====== Supplied data ======

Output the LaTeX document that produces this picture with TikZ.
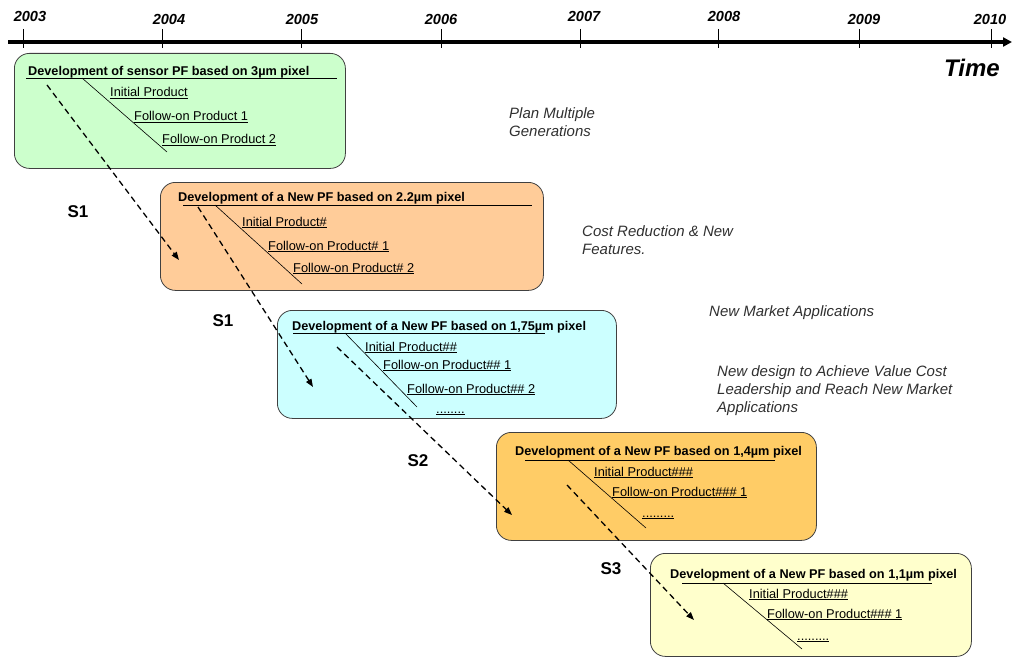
\documentclass[tikz,border=0pt]{standalone}
\usepackage{fontspec}
\setmainfont{Liberation Sans}
\usetikzlibrary{arrows.meta}
\definecolor{cgreen}{HTML}{CCFFCC}
\definecolor{cpeach}{HTML}{FFCC99}
\definecolor{ccyan}{HTML}{CCFFFF}
\definecolor{corange}{HTML}{FFCC66}
\definecolor{cyellow}{HTML}{FFFFCC}
\definecolor{notegray}{HTML}{303030}
\tikzset{
  pbox/.style={draw=black!75, line width=0.8pt, rounded corners=15pt},
  ttl/.style={anchor=base west, inner sep=0pt, font=\fontsize{12.7}{14}\selectfont\bfseries},
  item/.style={anchor=base west, inner sep=0pt, font=\fontsize{12.8}{14}\selectfont},
  uline/.style={line width=0.8pt},
  diag/.style={line width=0.6pt},
  note/.style={anchor=base west, inner sep=0pt, align=left, text=notegray, font=\fontsize{15}{18}\selectfont\itshape},
  yr/.style={anchor=base, inner sep=0pt, font=\fontsize{14.6}{16}\selectfont\bfseries\itshape},
  slabel/.style={inner sep=0pt, font=\fontsize{17}{20}\selectfont\bfseries},
  flow/.style={line width=1.3pt, dash pattern=on 6pt off 4pt, -{Triangle[length=8pt,width=6pt]}},
  tick/.style={line width=0.8pt}
}
\begin{document}
\begin{tikzpicture}[x=1pt,y=-1pt]
\useasboundingbox (0,0) rectangle (1012,658);
% timeline
\coordinate (ax0) at (8,42);
\coordinate (ax1) at (1012,42);
\draw[line width=3.5pt, -{Triangle[length=9pt,width=9pt]}] (ax0) -- (ax1);
\foreach \x/\y in {23/2003, 162/2004, 301/2005, 441/2006, 580/2007, 718/2008, 859/2009, 991/2010}{
  \coordinate (t\y a) at (\x,29);
  \coordinate (t\y b) at (\x,48);
  \draw[tick] (t\y a) -- (t\y b);
}
\node[yr] (y2003) at (30,22) {2003};
\node[yr] (y2004) at (169,25) {2004};
\node[yr] (y2005) at (302,25) {2005};
\node[yr] (y2006) at (441,25) {2006};
\node[yr] (y2007) at (584,22) {2007};
\node[yr] (y2008) at (724,22) {2008};
\node[yr] (y2009) at (864,25) {2009};
\node[yr] (y2010) at (990,25) {2010};
\node[anchor=base west, inner sep=0pt, font=\fontsize{24}{26}\selectfont\bfseries\itshape] (time) at (944,76.5) {Time};

% box 1
\node[pbox, fill=cgreen, minimum width=331pt, minimum height=115pt, anchor=north west] (b1) at (14,53) {};
\node[ttl] (b1t) at (28,75.5) {Development of sensor PF based on 3µm pixel};
\coordinate (b1u0) at (26,78); \coordinate (b1u1) at (337,78);
\draw[uline] (b1u0) -- (b1u1);
\coordinate (b1d0) at (82,78); \coordinate (b1d1) at (167,152);
\draw[diag] (b1d0) -- (b1d1);
\node[item] (b1i1) at (110,97) {\underline{Initial Product}};
\node[item] (b1i2) at (134,121) {\underline{Follow-on Product 1}};
\node[item] (b1i3) at (162,144) {\underline{Follow-on Product 2}};

% box 2
\node[pbox, fill=cpeach, minimum width=383pt, minimum height=108pt, anchor=north west] (b2) at (160,182) {};
\node[ttl] (b2t) at (178,201.5) {Development of a New PF based on 2.2µm pixel};
\coordinate (b2u0) at (183,205); \coordinate (b2u1) at (532,205);
\draw[uline] (b2u0) -- (b2u1);
\coordinate (b2d0) at (215,205); \coordinate (b2d1) at (302,284);
\draw[diag] (b2d0) -- (b2d1);
\node[item] (b2i1) at (242,226) {\underline{Initial Product\#}};
\node[item] (b2i2) at (268,250) {\underline{Follow-on Product\# 1}};
\node[item] (b2i3) at (293,272) {\underline{Follow-on Product\# 2}};

% box 3
\node[pbox, fill=ccyan, minimum width=339pt, minimum height=108pt, anchor=north west] (b3) at (277,310) {};
\node[ttl] (b3t) at (292,330.5) {Development of a New PF based on 1,75µm pixel};
\coordinate (b3u0) at (293,333); \coordinate (b3u1) at (545,333);
\draw[uline] (b3u0) -- (b3u1);
\coordinate (b3d0) at (345,333); \coordinate (b3d1) at (417,407);
\draw[diag] (b3d0) -- (b3d1);
\node[item] (b3i1) at (365,351) {\underline{Initial Product\#\#}};
\node[item] (b3i2) at (383,369) {\underline{Follow-on Product\#\# 1}};
\node[item] (b3i3) at (407,393) {\underline{Follow-on Product\#\# 2}};
\node[item] (b3i4) at (436,413) {\underline{........}};

% box 4
\node[pbox, fill=corange, minimum width=320pt, minimum height=108pt, anchor=north west] (b4) at (496,432) {};
\node[ttl] (b4t) at (515,455) {Development of a New PF based on 1,4µm pixel};
\coordinate (b4u0) at (525,460); \coordinate (b4u1) at (775,460);
\draw[uline] (b4u0) -- (b4u1);
\coordinate (b4d0) at (568,460); \coordinate (b4d1) at (646,528);
\draw[diag] (b4d0) -- (b4d1);
\node[item] (b4i1) at (594,476) {\underline{Initial Product\#\#\#}};
\node[item] (b4i2) at (612,496) {\underline{Follow-on Product\#\#\# 1}};
\node[item] (b4i3) at (642,517) {\underline{.........}};

% box 5
\node[pbox, fill=cyellow, minimum width=321pt, minimum height=103pt, anchor=north west] (b5) at (650,553) {};
\node[ttl] (b5t) at (670,578) {Development of a New PF based on 1,1µm pixel};
\coordinate (b5u0) at (682,583); \coordinate (b5u1) at (932,583);
\draw[uline] (b5u0) -- (b5u1);
\coordinate (b5d0) at (723,583); \coordinate (b5d1) at (802,649);
\draw[diag] (b5d0) -- (b5d1);
\node[item] (b5i1) at (749,598) {\underline{Initial Product\#\#\#}};
\node[item] (b5i2) at (767,618) {\underline{Follow-on Product\#\#\# 1}};
\node[item] (b5i3) at (797,640) {\underline{.........}};

% flow arrows
\coordinate (fa0) at (47,85);   \coordinate (fa1) at (179,260);
\coordinate (fb0) at (198,207); \coordinate (fb1) at (313,387);
\coordinate (fc0) at (337,347); \coordinate (fc1) at (512,515);
\coordinate (fd0) at (567,485); \coordinate (fd1) at (694,620);
\draw[flow] (fa0) -- (fa1);
\draw[flow] (fb0) -- (fb1);
\draw[flow] (fc0) -- (fc1);
\draw[flow] (fd0) -- (fd1);

% step labels
\node[slabel] (s1a) at (78,212) {S1};
\node[slabel] (s1b) at (223,321) {S1};
\node[slabel] (s2) at (418,461) {S2};
\node[slabel] (s3) at (611,569) {S3};

% notes (base anchor = baseline of last line)
\node[note] (n1) at (509,137) {Plan Multiple\\Generations};
\node[note] (n2) at (582,254) {Cost Reduction \& New\\Features.};
\node[note] (n3) at (709,316) {New Market Applications};
\node[note] (n4) at (717,412) {New design to Achieve Value Cost\\Leadership and Reach New Market\\Applications};
\end{tikzpicture}
\end{document}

======

-- Requirement --
The pictures should not be reproduced; quote all of the other material exactly.

-- Written response --
Output the LaTeX document that produces this picture with TikZ.
\documentclass[tikz,border=0pt]{standalone}
\usepackage{fontspec}
\setmainfont{Liberation Sans}
\usetikzlibrary{arrows.meta}
\definecolor{cgreen}{HTML}{CCFFCC}
\definecolor{cpeach}{HTML}{FFCC99}
\definecolor{ccyan}{HTML}{CCFFFF}
\definecolor{corange}{HTML}{FFCC66}
\definecolor{cyellow}{HTML}{FFFFCC}
\definecolor{notegray}{HTML}{303030}
\tikzset{
  pbox/.style={draw=black!75, line width=0.8pt, rounded corners=15pt},
  ttl/.style={anchor=base west, inner sep=0pt, font=\fontsize{12.7}{14}\selectfont\bfseries},
  item/.style={anchor=base west, inner sep=0pt, font=\fontsize{12.8}{14}\selectfont},
  uline/.style={line width=0.8pt},
  diag/.style={line width=0.6pt},
  note/.style={anchor=base west, inner sep=0pt, align=left, text=notegray, font=\fontsize{15}{18}\selectfont\itshape},
  yr/.style={anchor=base, inner sep=0pt, font=\fontsize{14.6}{16}\selectfont\bfseries\itshape},
  slabel/.style={inner sep=0pt, font=\fontsize{17}{20}\selectfont\bfseries},
  flow/.style={line width=1.3pt, dash pattern=on 6pt off 4pt, -{Triangle[length=8pt,width=6pt]}},
  tick/.style={line width=0.8pt}
}
\begin{document}
\begin{tikzpicture}[x=1pt,y=-1pt]
\useasboundingbox (0,0) rectangle (1012,658);
% timeline
\coordinate (ax0) at (8,42);
\coordinate (ax1) at (1012,42);
\draw[line width=3.5pt, -{Triangle[length=9pt,width=9pt]}] (ax0) -- (ax1);
\foreach \x/\y in {23/2003, 162/2004, 301/2005, 441/2006, 580/2007, 718/2008, 859/2009, 991/2010}{
  \coordinate (t\y a) at (\x,29);
  \coordinate (t\y b) at (\x,48);
  \draw[tick] (t\y a) -- (t\y b);
}
\node[yr] (y2003) at (30,22) {2003};
\node[yr] (y2004) at (169,25) {2004};
\node[yr] (y2005) at (302,25) {2005};
\node[yr] (y2006) at (441,25) {2006};
\node[yr] (y2007) at (584,22) {2007};
\node[yr] (y2008) at (724,22) {2008};
\node[yr] (y2009) at (864,25) {2009};
\node[yr] (y2010) at (990,25) {2010};
\node[anchor=base west, inner sep=0pt, font=\fontsize{24}{26}\selectfont\bfseries\itshape] (time) at (944,76.5) {Time};

% box 1
\node[pbox, fill=cgreen, minimum width=331pt, minimum height=115pt, anchor=north west] (b1) at (14,53) {};
\node[ttl] (b1t) at (28,75.5) {Development of sensor PF based on 3µm pixel};
\coordinate (b1u0) at (26,78); \coordinate (b1u1) at (337,78);
\draw[uline] (b1u0) -- (b1u1);
\coordinate (b1d0) at (82,78); \coordinate (b1d1) at (167,152);
\draw[diag] (b1d0) -- (b1d1);
\node[item] (b1i1) at (110,97) {\underline{Initial Product}};
\node[item] (b1i2) at (134,121) {\underline{Follow-on Product 1}};
\node[item] (b1i3) at (162,144) {\underline{Follow-on Product 2}};

% box 2
\node[pbox, fill=cpeach, minimum width=383pt, minimum height=108pt, anchor=north west] (b2) at (160,182) {};
\node[ttl] (b2t) at (178,201.5) {Development of a New PF based on 2.2µm pixel};
\coordinate (b2u0) at (183,205); \coordinate (b2u1) at (532,205);
\draw[uline] (b2u0) -- (b2u1);
\coordinate (b2d0) at (215,205); \coordinate (b2d1) at (302,284);
\draw[diag] (b2d0) -- (b2d1);
\node[item] (b2i1) at (242,226) {\underline{Initial Product\#}};
\node[item] (b2i2) at (268,250) {\underline{Follow-on Product\# 1}};
\node[item] (b2i3) at (293,272) {\underline{Follow-on Product\# 2}};

% box 3
\node[pbox, fill=ccyan, minimum width=339pt, minimum height=108pt, anchor=north west] (b3) at (277,310) {};
\node[ttl] (b3t) at (292,330.5) {Development of a New PF based on 1,75µm pixel};
\coordinate (b3u0) at (293,333); \coordinate (b3u1) at (545,333);
\draw[uline] (b3u0) -- (b3u1);
\coordinate (b3d0) at (345,333); \coordinate (b3d1) at (417,407);
\draw[diag] (b3d0) -- (b3d1);
\node[item] (b3i1) at (365,351) {\underline{Initial Product\#\#}};
\node[item] (b3i2) at (383,369) {\underline{Follow-on Product\#\# 1}};
\node[item] (b3i3) at (407,393) {\underline{Follow-on Product\#\# 2}};
\node[item] (b3i4) at (436,413) {\underline{........}};

% box 4
\node[pbox, fill=corange, minimum width=320pt, minimum height=108pt, anchor=north west] (b4) at (496,432) {};
\node[ttl] (b4t) at (515,455) {Development of a New PF based on 1,4µm pixel};
\coordinate (b4u0) at (525,460); \coordinate (b4u1) at (775,460);
\draw[uline] (b4u0) -- (b4u1);
\coordinate (b4d0) at (568,460); \coordinate (b4d1) at (646,528);
\draw[diag] (b4d0) -- (b4d1);
\node[item] (b4i1) at (594,476) {\underline{Initial Product\#\#\#}};
\node[item] (b4i2) at (612,496) {\underline{Follow-on Product\#\#\# 1}};
\node[item] (b4i3) at (642,517) {\underline{.........}};

% box 5
\node[pbox, fill=cyellow, minimum width=321pt, minimum height=103pt, anchor=north west] (b5) at (650,553) {};
\node[ttl] (b5t) at (670,578) {Development of a New PF based on 1,1µm pixel};
\coordinate (b5u0) at (682,583); \coordinate (b5u1) at (932,583);
\draw[uline] (b5u0) -- (b5u1);
\coordinate (b5d0) at (723,583); \coordinate (b5d1) at (802,649);
\draw[diag] (b5d0) -- (b5d1);
\node[item] (b5i1) at (749,598) {\underline{Initial Product\#\#\#}};
\node[item] (b5i2) at (767,618) {\underline{Follow-on Product\#\#\# 1}};
\node[item] (b5i3) at (797,640) {\underline{.........}};

% flow arrows
\coordinate (fa0) at (47,85);   \coordinate (fa1) at (179,260);
\coordinate (fb0) at (198,207); \coordinate (fb1) at (313,387);
\coordinate (fc0) at (337,347); \coordinate (fc1) at (512,515);
\coordinate (fd0) at (567,485); \coordinate (fd1) at (694,620);
\draw[flow] (fa0) -- (fa1);
\draw[flow] (fb0) -- (fb1);
\draw[flow] (fc0) -- (fc1);
\draw[flow] (fd0) -- (fd1);

% step labels
\node[slabel] (s1a) at (78,212) {S1};
\node[slabel] (s1b) at (223,321) {S1};
\node[slabel] (s2) at (418,461) {S2};
\node[slabel] (s3) at (611,569) {S3};

% notes (base anchor = baseline of last line)
\node[note] (n1) at (509,137) {Plan Multiple\\Generations};
\node[note] (n2) at (582,254) {Cost Reduction \& New\\Features.};
\node[note] (n3) at (709,316) {New Market Applications};
\node[note] (n4) at (717,412) {New design to Achieve Value Cost\\Leadership and Reach New Market\\Applications};
\end{tikzpicture}
\end{document}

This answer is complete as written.